C12A-01:
Deriving Time Series of Ice-Sheet Accumulation Variations from Altimeter Measurements of Surface-Elevation Changes
Monday, 15 December 2014: 10:20 AM
H Jay Zwally, NASA Goddard Space Flight Center, Greenbelt, MD, United States and Jun Li, NASA Goddard SFC, Greenbelt, MD, United States
Abstract:
Information on ice-sheet surface accumulation, A(t), is needed for studies of mass balance, polar climate variability, ice-sheet evolution, and dynamics. This paper describes a new method for deriving time series of A(t) variations, δA(t), on a monthly basis from continuous altimeter measurements.
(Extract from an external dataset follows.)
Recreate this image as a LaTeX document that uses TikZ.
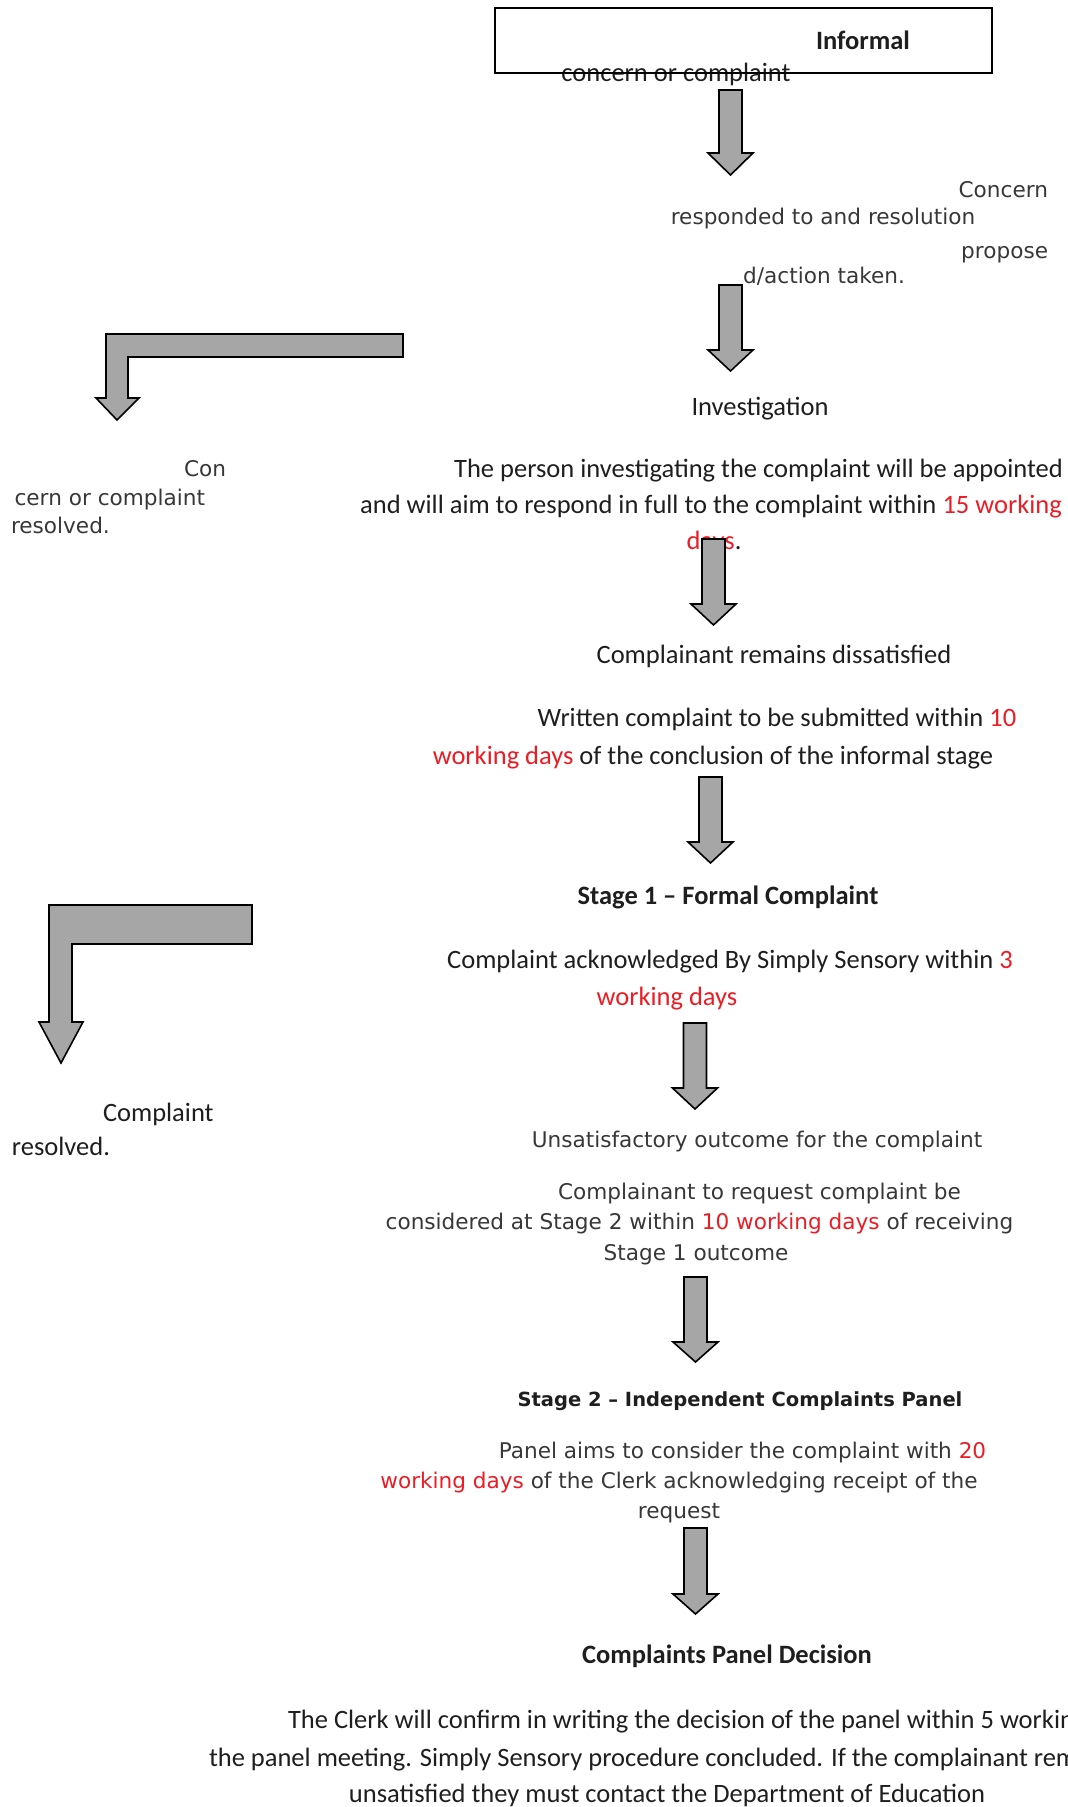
\documentclass[tikz,border=0pt]{standalone}
\usepackage{fontspec}
\setmainfont{Carlito}
\newfontfamily\widefont{DejaVu Sans}
\definecolor{redtxt}{RGB}{236,28,36}
\definecolor{arrowgrey}{RGB}{166,166,166}
\definecolor{maintxt}{RGB}{30,30,30}
\definecolor{widetxt}{RGB}{55,55,55}
\newcommand\rt[1]{\textcolor{redtxt}{#1}}
\newcommand\downblock[4]{%
  \draw[blockarrow] (#1-11.5,#2) -- (#1+11.5,#2) -- (#1+11.5,#3) -- (#1+22.5,#3)
    -- (#1,#4) -- (#1-22.5,#3) -- (#1-11.5,#3) -- cycle;}
\tikzset{
  txt/.style={inner sep=0pt, outer sep=0pt, anchor=base, text=maintxt,
    font=\fontsize{26.5}{32}\selectfont},
  btxt/.style={txt, font=\bfseries\fontsize{26.5}{32}\selectfont},
  wtxt/.style={txt, text=widetxt, font=\widefont\fontsize{21.6}{26}\selectfont},
  wbtxt/.style={txt, font=\widefont\bfseries\fontsize{19.5}{24}\selectfont},
  blockarrow/.style={fill=arrowgrey, draw=black, line width=1.6pt, line join=miter},
  topbox/.style={draw=black, line width=1.8pt, fill=none},
}
\begin{document}
\begin{tikzpicture}[x=1pt,y=-1pt]
\useasboundingbox (0,0) rectangle (1068,1807);
\clip (0,0) rectangle (1068,1807);

% ---------- informal stage ----------
\node[txt] (concern0) at (676,81) {concern or complaint};
\draw[topbox] (495,8) rectangle (992,73);
\node[btxt] (informal) at (863,49) {Informal};

\node[wtxt, anchor=base east] (w1) at (1048,197) {Concern};
\node[wtxt] (w2) at (823,224) {responded to and resolution};
\node[wtxt, anchor=base east] (w3) at (1048,258) {propose};
\node[wtxt] (w4) at (824,283) {d/action taken.};

\node[txt] (inv) at (760,415) {Investigation};
\node[txt] (p1) at (758.5,477) {The person investigating the complaint will be appointed};
\node[txt] (p2) at (711,513) {and will aim to respond in full to the complaint within \rt{15 working}};
\node[txt] (p3) at (714,549) {\rt{days}.};

% left branch 1
\node[wtxt] (con) at (205,476) {Con};
\node[wtxt, anchor=base east] (cern) at (205,505) {cern or complaint};
\node[wtxt, anchor=base west] (res1) at (11,533) {resolved.};

\node[txt] (dissat) at (774,663) {Complainant remains dissatisfied};
\node[txt] (wr1) at (777,726) {Written complaint to be submitted within \rt{10}};
\node[txt] (wr2) at (713,764) {\rt{working days} of the conclusion of the informal stage};

% ---------- stage 1 ----------
\node[btxt] (stage1) at (728,904) {Stage 1 – Formal Complaint};
\node[txt] (ack1) at (730,968) {Complaint acknowledged By Simply Sensory within \rt{3}};
\node[txt] (ack2) at (667,1005) {\rt{working days}};

% left branch 2
\node[txt, anchor=base west] (cmpl) at (103,1121) {Complaint};
\node[txt, anchor=base west] (res2) at (12,1155) {resolved.};

\node[wtxt] (unsat) at (757,1147) {Unsatisfactory outcome for the complaint};
\node[wtxt] (rq1) at (759.5,1199) {Complainant to request complaint be};
\node[wtxt] (rq2) at (699.5,1229) {considered at Stage 2 within \rt{10 working days} of receiving};
\node[wtxt] (rq3) at (696,1260) {Stage 1 outcome};

% ---------- stage 2 ----------
\node[wbtxt] (stage2) at (740,1406) {Stage 2 – Independent Complaints Panel};
\node[wtxt] (pn1) at (742.5,1458) {Panel aims to consider the complaint with \rt{20}};
\node[wtxt] (pn2) at (679,1488) {\rt{working days} of the Clerk acknowledging receipt of the};
\node[wtxt] (pn3) at (679,1518) {request};

\node[btxt] (decision) at (727,1663) {Complaints Panel Decision};
\node[txt, anchor=base west] (f1) at (288,1728) {The Clerk will confirm in writing the decision of the panel within 5 working days of};
\node[txt, anchor=base west] (f2) at (209,1766) {the panel meeting. Simply Sensory procedure concluded. If the complainant remains};
\node[txt] (f3) at (667,1802) {unsatisfied they must contact the Department of Education};

% ---------- block arrows ----------
\downblock{730.5}{90}{153}{175}
\downblock{730.5}{285}{350}{371}
\downblock{713.5}{539}{604}{625}
\downblock{710.5}{777}{842}{863}
\downblock{695}{1023}{1088}{1109}
\downblock{695.5}{1277}{1342}{1362}
\downblock{695.5}{1528}{1594}{1614}

% L-shaped arrows
\draw[blockarrow] (403,334) -- (106,334) -- (106,398) -- (96,398) -- (117,420)
  -- (139,398) -- (128,398) -- (128,357) -- (403,357) -- cycle;
\draw[blockarrow] (252,905) -- (49,905) -- (49,1022) -- (39,1022) -- (61,1063)
  -- (83,1022) -- (72,1022) -- (72,944) -- (252,944) -- cycle;
\end{tikzpicture}
\end{document}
Changes in ice-sheet thickness and surface elevation are driven by a combination of δA(t), changes in the rates of firn compaction, and the rates of dynamic ice thickening or thinning (dHd/dt). Relevant time scales range from monthly fluctuations in δA(t) and surface temperature, Ts(t), to decadal to millennial scales of dynamic changes in ice flow. Our concept is based on the widely differing time-scales of principal processes, e.g. T> 5 years for dynamic changes and t = year/12 for δA(t) so that T >> t. An important aspect is our use of a baseline of ICESat-1 and ERS-1/ERS-2 altimeter measurements to obtain the multi-year (e.g. 5 to 17 years) dHd/dt of the Antarctic and Greenland ice sheets. We calculate changes in surface elevations caused by variations in the rate of firn compaction driven by both δA(t) and Ts(t) to adjust the altimeter-observed height changes, dH/dt, in order to derive dHd/dt over time periods of ≥ 5 years. Although monthly values of both δA(t) and Ts(t) are used, the derived dHd/dt is dependent only on the average change in δA(t) over the period and not on the higher-frequency monthly δA(t). On a monthly basis, the total accumulation-driven height change, dHaCA/dt, is a sum of the direct-height change, dHa/dt, and the change in firn compaction, dCA/dt, both caused by δA(t). dHa/dt is equal to δA(t)/ρs, where ρs is relative density of surface snow (typically 0.3) and δA(t) is w.e. Model simulations of dHaCA/dt driven by monthly δA(t) from ERA-interim re-analyses show that altimeter-observable dHaCA/dt and the desired dHa/dt = δA(t)/ρs are closely related. The relationship is better at colder locations such as the South Pole (Tm = -47̊C), for which the slope of dHaCA/dt versus dHa/dt is 0.989 and the correlation is 0.995 for 1982 to 2009, but it is also very good in warmer locations such as Law Dome (Tm = -17̊C), for which the slope is 0.816 and the correlation is 0.952. The relevant difference at South Pole is the slower response time of the firn compaction to perturbations.